Wednesday, March 24, 2010
The economics of being a rice farmer – we have to increase the scale
A Polonnaruwa a farmer gets Rs22/kg for nadu paddy( when it is bagged at the field where the wholesaler buys spot cash) the variety that farmers grow. Only a month ago (before the new harvest came in) the same paddy was selling at Rs40/kg
As a small scale miller, I can sell the rice at Rs33/kg to break even. The farmer loses money at Rs22/kg despite the fertilizer subsidy not covering his costs. The person who farms less than 2 acres, which accounts for half the paddy output, spends about Rs26/kg as cost of production if he uses labor on an av. crop of 1500kg. A farmer with 100 acres can reduce his costs using paid labor to Rs 12/kg WITHOUT using subsidized fertilizer. The Govt. guaranteed price of Rs28/kg is only when it is taken to the buying location in a condition suitable to them with low moisture content. This very same miller, (an actual example as I am using my local miller’s economics) sells the sudu kekulu rice not at Rs33/kg which would cover his cost, but at Rs48/kg which is commensurate with the market rate prevailing. He therefore has a clear profit of Rs15/kg.

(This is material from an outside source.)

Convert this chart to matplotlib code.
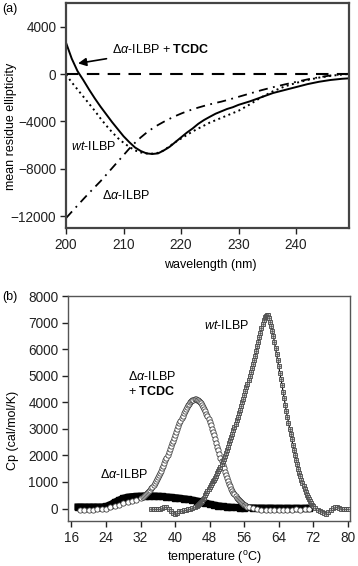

In my case as I am not a miller, but a farmer who grows his paddy and then goes to the mill to mill his paddy and then transport it to my customers, I have the added costs, even though I get a slightly higher retail price, but his profit margin is much higher. I pay him a milling cost of Rs3/kg for paddy which works out at Rs4.50/kg of rice, an added cost to me, but zero cost to the miller as the by-product of milling, being rice bran and husk is sold at a greater revenue than what I pay for milling. All this being said the largest miller, namely a govt. agriculture minister a natural enemy of the farmer, stands to make a profit of at least Rs3M a day if his mill runs to capacity, a cool billion a year.(not counting the revenue of the electricity he generates from the husk to sell to the national grid over and above what he needs to run his mill. Rice bran now sells for Rs30/kg, a free by-product.
The carrot, that the govt. gives these poor farmers, is the subsidy. So foolishly because the govt. heavily subsidizes the fertilizer, the inefficient high cost farmer continues to gamble a high risk game of poker hoping the price he can get for his paddy is nearer Rs40/kg believing it is better not to forego such a great subsidy, little realizing that he will be better off to sell his subsidized fertilizer in the open market (that of course is illegal but is common practice) Actually this farmer is more likely to get a better income if he drops paddy and grows vegetables. One problem is that the irrigation system is designed only to supply water by way of the channel system to support paddy production. (certain days of the week, an unlimited amount and then once the harvest is near no water again till the beginning of the next season, a gap of over 60 days in some cases) Unless the farmer has his own source of water, he is then unable to engage in this cultivation.